:: Stated task ::
Wherever the word "this" turns up in a line of the entries, copy that line.

[start of Entries shown]

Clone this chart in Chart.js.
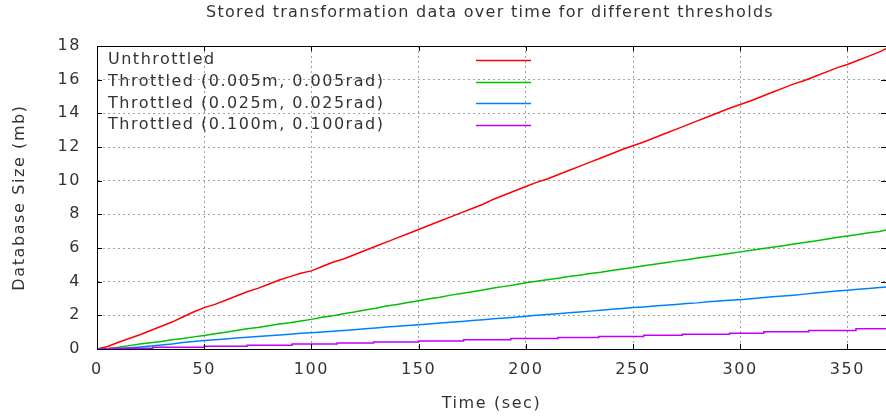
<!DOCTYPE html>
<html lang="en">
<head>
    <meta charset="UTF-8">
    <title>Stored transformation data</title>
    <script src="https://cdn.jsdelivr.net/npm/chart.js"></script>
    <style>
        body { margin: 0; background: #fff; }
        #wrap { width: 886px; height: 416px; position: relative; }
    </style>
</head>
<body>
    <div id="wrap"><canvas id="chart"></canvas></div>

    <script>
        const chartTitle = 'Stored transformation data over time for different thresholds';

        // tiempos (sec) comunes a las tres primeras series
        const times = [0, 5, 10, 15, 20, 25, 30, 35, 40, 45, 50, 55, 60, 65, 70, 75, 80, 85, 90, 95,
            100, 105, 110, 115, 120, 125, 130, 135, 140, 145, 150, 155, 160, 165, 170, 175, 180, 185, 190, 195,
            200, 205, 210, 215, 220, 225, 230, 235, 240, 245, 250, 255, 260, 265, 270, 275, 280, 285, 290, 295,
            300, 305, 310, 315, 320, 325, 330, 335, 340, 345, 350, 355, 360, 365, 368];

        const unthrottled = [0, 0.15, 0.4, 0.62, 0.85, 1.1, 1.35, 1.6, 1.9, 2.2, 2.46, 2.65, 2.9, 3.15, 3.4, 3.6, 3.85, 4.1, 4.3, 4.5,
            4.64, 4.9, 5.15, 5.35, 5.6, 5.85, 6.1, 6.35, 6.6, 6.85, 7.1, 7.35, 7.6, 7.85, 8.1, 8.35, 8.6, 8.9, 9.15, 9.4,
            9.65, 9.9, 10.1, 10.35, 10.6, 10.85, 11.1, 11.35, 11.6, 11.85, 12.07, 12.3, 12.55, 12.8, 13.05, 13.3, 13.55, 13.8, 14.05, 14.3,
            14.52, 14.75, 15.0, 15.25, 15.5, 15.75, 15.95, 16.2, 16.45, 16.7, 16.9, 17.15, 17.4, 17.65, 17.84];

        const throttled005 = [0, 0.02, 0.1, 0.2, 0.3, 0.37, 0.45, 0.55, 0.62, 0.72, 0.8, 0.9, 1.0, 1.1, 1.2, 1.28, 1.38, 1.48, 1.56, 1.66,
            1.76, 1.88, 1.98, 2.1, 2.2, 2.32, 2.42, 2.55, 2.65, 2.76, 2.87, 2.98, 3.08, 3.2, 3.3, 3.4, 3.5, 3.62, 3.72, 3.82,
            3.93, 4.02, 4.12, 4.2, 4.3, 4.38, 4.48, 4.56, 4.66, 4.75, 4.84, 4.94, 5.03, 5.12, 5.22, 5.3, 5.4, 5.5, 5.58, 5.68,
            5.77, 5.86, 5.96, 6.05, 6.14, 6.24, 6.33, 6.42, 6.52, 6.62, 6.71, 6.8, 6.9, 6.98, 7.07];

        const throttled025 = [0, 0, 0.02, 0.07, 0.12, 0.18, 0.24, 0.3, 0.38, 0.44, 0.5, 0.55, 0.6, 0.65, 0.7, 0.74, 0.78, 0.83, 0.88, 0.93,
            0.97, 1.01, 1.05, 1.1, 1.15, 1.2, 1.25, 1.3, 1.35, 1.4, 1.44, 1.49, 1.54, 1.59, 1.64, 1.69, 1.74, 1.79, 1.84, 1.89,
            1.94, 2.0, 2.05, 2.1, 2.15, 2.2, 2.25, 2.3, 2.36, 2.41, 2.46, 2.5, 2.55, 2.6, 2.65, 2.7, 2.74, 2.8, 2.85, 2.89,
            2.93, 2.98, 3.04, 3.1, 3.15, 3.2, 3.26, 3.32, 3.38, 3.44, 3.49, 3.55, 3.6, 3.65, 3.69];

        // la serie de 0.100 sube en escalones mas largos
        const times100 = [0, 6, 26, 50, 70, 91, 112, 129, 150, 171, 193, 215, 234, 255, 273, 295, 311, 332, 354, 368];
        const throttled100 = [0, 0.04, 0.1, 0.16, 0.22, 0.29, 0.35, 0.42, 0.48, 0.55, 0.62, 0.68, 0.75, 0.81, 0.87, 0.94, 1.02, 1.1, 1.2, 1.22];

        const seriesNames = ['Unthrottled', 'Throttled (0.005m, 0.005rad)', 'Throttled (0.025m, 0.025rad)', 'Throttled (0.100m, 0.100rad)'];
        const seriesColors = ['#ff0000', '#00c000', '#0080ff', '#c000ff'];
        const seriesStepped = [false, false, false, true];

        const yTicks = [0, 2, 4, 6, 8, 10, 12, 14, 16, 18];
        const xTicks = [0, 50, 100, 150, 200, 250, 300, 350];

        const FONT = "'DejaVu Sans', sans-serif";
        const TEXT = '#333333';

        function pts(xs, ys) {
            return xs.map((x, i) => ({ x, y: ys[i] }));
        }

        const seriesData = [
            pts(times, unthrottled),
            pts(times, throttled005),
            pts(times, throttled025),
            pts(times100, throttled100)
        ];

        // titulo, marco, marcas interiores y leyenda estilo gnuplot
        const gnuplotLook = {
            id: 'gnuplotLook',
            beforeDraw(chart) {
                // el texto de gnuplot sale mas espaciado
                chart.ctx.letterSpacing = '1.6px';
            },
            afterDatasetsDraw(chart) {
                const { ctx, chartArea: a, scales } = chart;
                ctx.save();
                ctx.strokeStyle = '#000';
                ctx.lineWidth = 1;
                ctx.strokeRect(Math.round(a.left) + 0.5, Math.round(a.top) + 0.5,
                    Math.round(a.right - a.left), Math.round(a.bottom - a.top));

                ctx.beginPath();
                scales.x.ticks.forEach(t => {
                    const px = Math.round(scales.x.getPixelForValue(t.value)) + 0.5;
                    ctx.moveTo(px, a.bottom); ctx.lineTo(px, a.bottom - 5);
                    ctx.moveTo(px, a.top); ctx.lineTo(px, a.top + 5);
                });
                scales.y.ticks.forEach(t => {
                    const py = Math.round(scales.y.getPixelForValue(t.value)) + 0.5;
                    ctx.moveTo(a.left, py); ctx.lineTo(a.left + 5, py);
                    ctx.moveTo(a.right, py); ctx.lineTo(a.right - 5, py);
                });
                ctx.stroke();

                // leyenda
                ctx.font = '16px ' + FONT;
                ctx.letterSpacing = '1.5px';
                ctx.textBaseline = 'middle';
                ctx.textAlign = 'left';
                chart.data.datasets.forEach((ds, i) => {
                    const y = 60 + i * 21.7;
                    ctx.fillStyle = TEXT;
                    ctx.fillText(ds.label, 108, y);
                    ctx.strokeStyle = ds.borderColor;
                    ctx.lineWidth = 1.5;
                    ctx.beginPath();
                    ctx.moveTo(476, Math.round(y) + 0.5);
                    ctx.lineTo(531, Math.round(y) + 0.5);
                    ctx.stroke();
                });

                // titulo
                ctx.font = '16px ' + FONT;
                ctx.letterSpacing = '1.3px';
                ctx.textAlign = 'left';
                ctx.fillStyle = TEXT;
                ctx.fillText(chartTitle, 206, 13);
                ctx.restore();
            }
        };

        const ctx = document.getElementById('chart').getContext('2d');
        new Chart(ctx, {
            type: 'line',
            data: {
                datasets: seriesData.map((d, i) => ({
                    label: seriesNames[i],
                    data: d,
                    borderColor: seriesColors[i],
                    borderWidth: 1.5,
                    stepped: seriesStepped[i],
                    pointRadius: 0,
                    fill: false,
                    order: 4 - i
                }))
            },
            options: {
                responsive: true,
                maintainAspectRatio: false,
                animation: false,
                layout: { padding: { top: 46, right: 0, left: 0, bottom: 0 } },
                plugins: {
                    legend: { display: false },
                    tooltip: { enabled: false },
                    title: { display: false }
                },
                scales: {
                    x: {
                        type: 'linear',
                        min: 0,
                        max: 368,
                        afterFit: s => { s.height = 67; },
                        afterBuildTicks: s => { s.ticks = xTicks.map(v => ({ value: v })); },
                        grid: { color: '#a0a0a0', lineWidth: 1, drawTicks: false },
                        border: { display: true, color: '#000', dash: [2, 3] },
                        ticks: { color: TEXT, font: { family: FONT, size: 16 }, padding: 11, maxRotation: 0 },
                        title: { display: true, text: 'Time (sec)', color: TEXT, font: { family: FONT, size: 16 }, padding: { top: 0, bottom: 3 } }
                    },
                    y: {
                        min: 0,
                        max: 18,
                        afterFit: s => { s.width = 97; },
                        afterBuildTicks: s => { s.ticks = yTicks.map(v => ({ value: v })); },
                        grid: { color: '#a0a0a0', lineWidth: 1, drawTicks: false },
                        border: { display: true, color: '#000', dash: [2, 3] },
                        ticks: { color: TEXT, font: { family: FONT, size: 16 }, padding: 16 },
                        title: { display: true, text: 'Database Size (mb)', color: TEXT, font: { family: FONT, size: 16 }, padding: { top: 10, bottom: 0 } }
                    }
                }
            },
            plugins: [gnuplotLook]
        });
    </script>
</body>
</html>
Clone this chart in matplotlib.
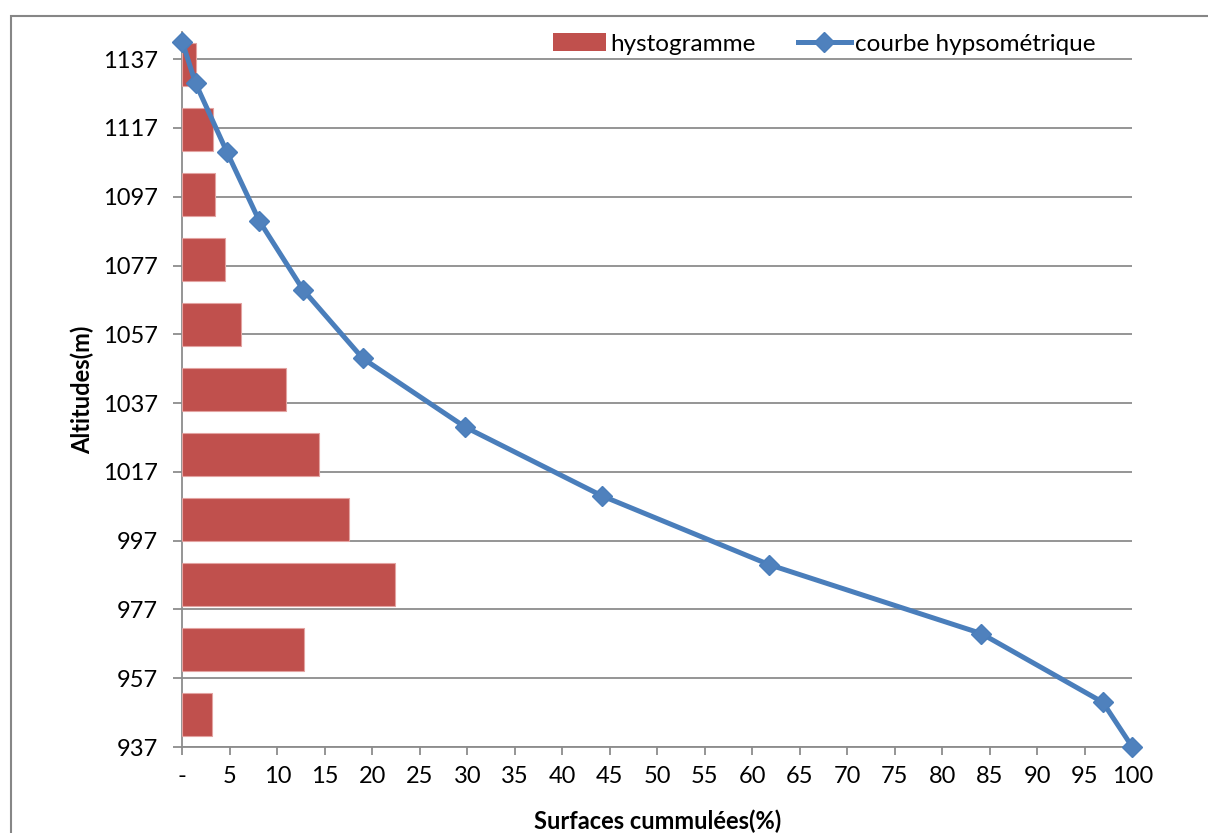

[end of Entries shown]

:: Written response ::
Clone this chart in Chart.js.
Clone this chart in matplotlib.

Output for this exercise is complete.